Scenography – the performative space
Essentially, scenography is a science that examines how a space behaves, and how we treat it. It’s an architectural science, which examines the interference of construction, material and form, in a given space, the way they frame the empty space as well as the full one. Due to its theatrical nature, the interference is ephemeral and transient, bound in a specific time and place that gives up functionality in favor of the speculative act.
In his works, Gordon Matte Clarck carves holes and entrances in existing spaces and etches out hidden functions within them. In buildings where he excavates, new spaces are exposed, revealing hidden and unexpected perspectives of the foundations.

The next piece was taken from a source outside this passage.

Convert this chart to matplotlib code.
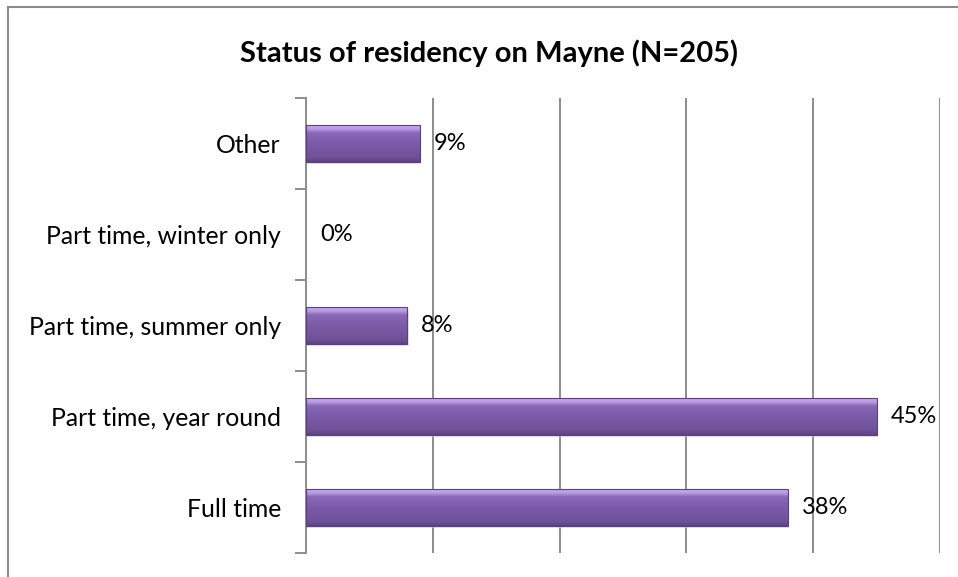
import matplotlib
matplotlib.use("Agg")
import matplotlib.pyplot as plt
import numpy as np
from matplotlib.lines import Line2D
from matplotlib.colors import LinearSegmentedColormap

categories = ["Full time", "Part time, year round", "Part time, summer only",
              "Part time, winter only", "Other"]
values = [38, 45, 8, 0, 9]
value_labels = ["38%", "45%", "8%", "0%", "9%"]
title = "Status of residency on Mayne (N=205)"

plt.rcParams['font.family'] = ['Lato', 'DejaVu Sans']

fig = plt.figure(figsize=(9.58, 5.77), dpi=100)
ax = fig.add_axes([0.3194, 0.0416, 0.9812 - 0.3194, 0.8302 - 0.0416])

# figure border (left and top)
fig.add_artist(Line2D([0.0085, 0.0085], [0, 0.988], transform=fig.transFigure, color='#8c8c8c', lw=1.5))
fig.add_artist(Line2D([0.0085, 1.0], [0.988, 0.988], transform=fig.transFigure, color='#8c8c8c', lw=1.5))

# gridlines
for gx in [10, 20, 30, 40, 50]:
    ax.axvline(gx, color='#8c8c8c', lw=1.4, zorder=0.5)

h = 0.4
grad = np.linspace(0, 1, 64).reshape(-1, 1)
cmap = LinearSegmentedColormap.from_list(
    'bev', [(0.0, '#5e4383'), (0.12, '#6f519a'), (0.5, '#7b5ba8'),
            (0.8, '#8a6ab8'), (0.9, '#b99ae4'), (1.0, '#c7abef')])
for i, v in enumerate(values):
    if v > 0:
        ax.barh(i - 0.03, v, height=h, left=0.1, color='#d8d0e2', zorder=1, alpha=0.6)
        ax.imshow(grad, extent=(0, v, i - h / 2, i + h / 2), origin='lower',
                  cmap=cmap, aspect='auto', zorder=2)
        ax.barh(i, v, height=h, facecolor='none', edgecolor='#5a4080', lw=0.8, zorder=3)
    ax.text(v + 1.1, i, value_labels[i], va='center', ha='left', fontsize=17, color='black', zorder=4)

ax.set_aspect('auto')
ax.set_ylim(-0.5, len(categories) - 0.5)
ax.set_xlim(0, 50)

ax.set_yticks(range(len(categories)))
ax.set_yticklabels(categories, fontsize=17.8)
ax.set_yticks(np.arange(-0.5, len(categories), 1), minor=True)
ax.tick_params(axis='y', which='major', length=0, pad=18)
ax.tick_params(axis='y', which='minor', length=8, width=1.4, color='#8c8c8c', direction='out')
ax.set_xticks([])
for s in ['top', 'right', 'bottom']:
    ax.spines[s].set_visible(False)
ax.spines['left'].set_color('#8c8c8c')
ax.spines['left'].set_linewidth(1.4)

fig.text(0.510, 0.908, title, ha='center', va='center', fontsize=21, fontweight='bold')

fig.savefig('out.png', dpi=100, facecolor='white')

It’s an abstract scenographic intervention that exposes the hidden narrative in the urban space, a performative action that exposes contemporary archeology.
The tension between structure and performance also characterizes the works of artists such as Richard Wilson, Rachel Whiteread and Olafur Eliasson, as well as in the architectural research of artists such as Zaha Hadid, Frederick Fisher, and the architectural duo Diller & Scofidio, who also create many works for the stage. In the Blur Building pavilion they designed for the 2000 Expo in Switzerland, the enigmatic construction is revealed to be a pumping machine that suckles water from the lake, turning the entire venue into a cloud of vapor. The construction disappears in the mist and the pavilion turns into an atmosphere, a transient architecture, hundred percent natural whilst being a complete fiction. In the catalogue they write, “since men can no longer claim to be the centre of a controllable universe, the position of the audience continues to be a topic of critical discourse” (free translation).
Between all the various ways in which scenography can be understood, it may be that here we can find the most concise definition, meaning – scenography is a spatial work which is created within the context of critical discourse. It’s another term in the ongoing search after form and ideology, so unapparent in Israeli theatre.